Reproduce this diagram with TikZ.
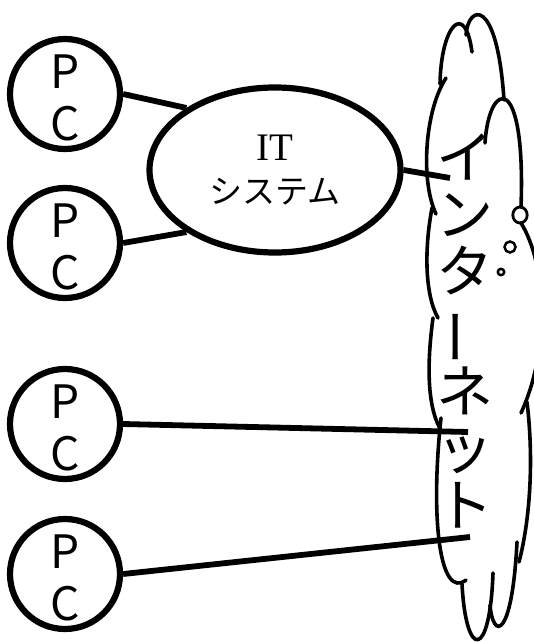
\documentclass[tikz,border=0pt]{standalone}
\usepackage{fontspec}
\usepackage{graphicx}
\setmainfont{Liberation Serif}
\newfontfamily\jpfont{Noto Sans CJK JP}
\usetikzlibrary{shapes.geometric}

\begin{document}
\begin{tikzpicture}[
    x=0.5pt, y=-0.5pt,
    pc/.style={circle, draw, line width=3.1pt, minimum size=55pt, inner sep=0pt, align=center, font=\jpfont\fontsize{23pt}{26pt}\selectfont},
    sys/.style={ellipse, draw, line width=3.1pt, minimum width=125.5pt, minimum height=82.5pt, inner sep=0pt, align=center, font=\fontsize{16.5pt}{21.5pt}\selectfont},
    vtext/.style={inner sep=0pt, align=center, font=\jpfont\fontsize{28.5pt}{28.5pt}\selectfont},
    link/.style={line width=2.9pt},
    puff/.style={line width=1.8pt, line cap=round}
]
    \useasboundingbox (0,0) rectangle (534,642);
    \clip (0,0) rectangle (534,642);

    % the cloud, lobe by lobe
    \draw[puff] (440,84) .. controls (441,25) and (465,0) .. (472,52);
    \draw[puff] (466,35) .. controls (468,5) and (497,-5) .. (504,100);
    \draw[puff] (485,143) .. controls (489,80) and (526,70) .. (521,207);
    \draw[puff] (521,223) .. controls (547,265) and (550,350) .. (521,413);
    \draw[puff] (527,402) .. controls (534,460) and (530,520) .. (519,562);
    \draw[puff] (490,605) .. controls (493,640) and (512,640) .. (517,542);
    \draw[puff] (462,584) .. controls (466,660) and (490,660) .. (493,573);
    \draw[puff] (446,78) .. controls (425,110) and (420,180) .. (436,214);
    \draw[puff] (432,208) .. controls (424,250) and (425,295) .. (438,318);
    \draw[puff] (433,318) .. controls (426,370) and (428,410) .. (442,432);
    \draw[puff] (441,418) .. controls (430,520) and (440,600) .. (466,580);
    % bubbles
    \draw[line width=1.4pt] (520,215) ellipse [x radius=3.6pt, y radius=4pt];
    \draw[line width=1.25pt] (510,247) circle [radius=2.75pt];
    \draw[line width=1.25pt] (501,272) circle [radius=1.6pt];

    \node[pc] (pc1) at (65,94) {\rule{0pt}{21pt}P\\C};
    \node[pc] (pc2) at (65,243) {\rule{0pt}{21pt}P\\C};
    \node[pc] (pc3) at (65,424) {\rule{0pt}{21pt}P\\C};
    \node[pc] (pc4) at (65,574) {\rule{0pt}{21pt}P\\C};
    \node[sys] (it) at (275,170) {{\fontsize{19.5pt}{21.5pt}\selectfont IT}\\{\jpfont システム}};
    \node[vtext] (net) at (465,331) {イ\\ン\\タ\\\rotatebox[origin=c]{90}{ー}\\ネ\\ッ\\ト};

    \coordinate (in1) at (450,178);
    \coordinate (in2) at (468,432);
    \coordinate (in3) at (470,537);

    \draw[link] (pc1.east) -- (it.145);
    \draw[link] (pc2.east) -- (it.215);
    \draw[link] (it.east) -- (in1);
    \draw[link] (pc3.east) -- (in2);
    \draw[link] (pc4.east) -- (in3);
\end{tikzpicture}
\end{document}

※

_Exercise_:
Exactly as written, please give again the lines from the beginning of the listing through the line containing "(501,272) circle [radius=1.6pt];", inclusive, without any pictures.

_Reply to the task_:
Reproduce this diagram with TikZ.
\documentclass[tikz,border=0pt]{standalone}
\usepackage{fontspec}
\usepackage{graphicx}
\setmainfont{Liberation Serif}
\newfontfamily\jpfont{Noto Sans CJK JP}
\usetikzlibrary{shapes.geometric}

\begin{document}
\begin{tikzpicture}[
    x=0.5pt, y=-0.5pt,
    pc/.style={circle, draw, line width=3.1pt, minimum size=55pt, inner sep=0pt, align=center, font=\jpfont\fontsize{23pt}{26pt}\selectfont},
    sys/.style={ellipse, draw, line width=3.1pt, minimum width=125.5pt, minimum height=82.5pt, inner sep=0pt, align=center, font=\fontsize{16.5pt}{21.5pt}\selectfont},
    vtext/.style={inner sep=0pt, align=center, font=\jpfont\fontsize{28.5pt}{28.5pt}\selectfont},
    link/.style={line width=2.9pt},
    puff/.style={line width=1.8pt, line cap=round}
]
    \useasboundingbox (0,0) rectangle (534,642);
    \clip (0,0) rectangle (534,642);

    % the cloud, lobe by lobe
    \draw[puff] (440,84) .. controls (441,25) and (465,0) .. (472,52);
    \draw[puff] (466,35) .. controls (468,5) and (497,-5) .. (504,100);
    \draw[puff] (485,143) .. controls (489,80) and (526,70) .. (521,207);
    \draw[puff] (521,223) .. controls (547,265) and (550,350) .. (521,413);
    \draw[puff] (527,402) .. controls (534,460) and (530,520) .. (519,562);
    \draw[puff] (490,605) .. controls (493,640) and (512,640) .. (517,542);
    \draw[puff] (462,584) .. controls (466,660) and (490,660) .. (493,573);
    \draw[puff] (446,78) .. controls (425,110) and (420,180) .. (436,214);
    \draw[puff] (432,208) .. controls (424,250) and (425,295) .. (438,318);
    \draw[puff] (433,318) .. controls (426,370) and (428,410) .. (442,432);
    \draw[puff] (441,418) .. controls (430,520) and (440,600) .. (466,580);
    % bubbles
    \draw[line width=1.4pt] (520,215) ellipse [x radius=3.6pt, y radius=4pt];
    \draw[line width=1.25pt] (510,247) circle [radius=2.75pt];
    \draw[line width=1.25pt] (501,272) circle [radius=1.6pt];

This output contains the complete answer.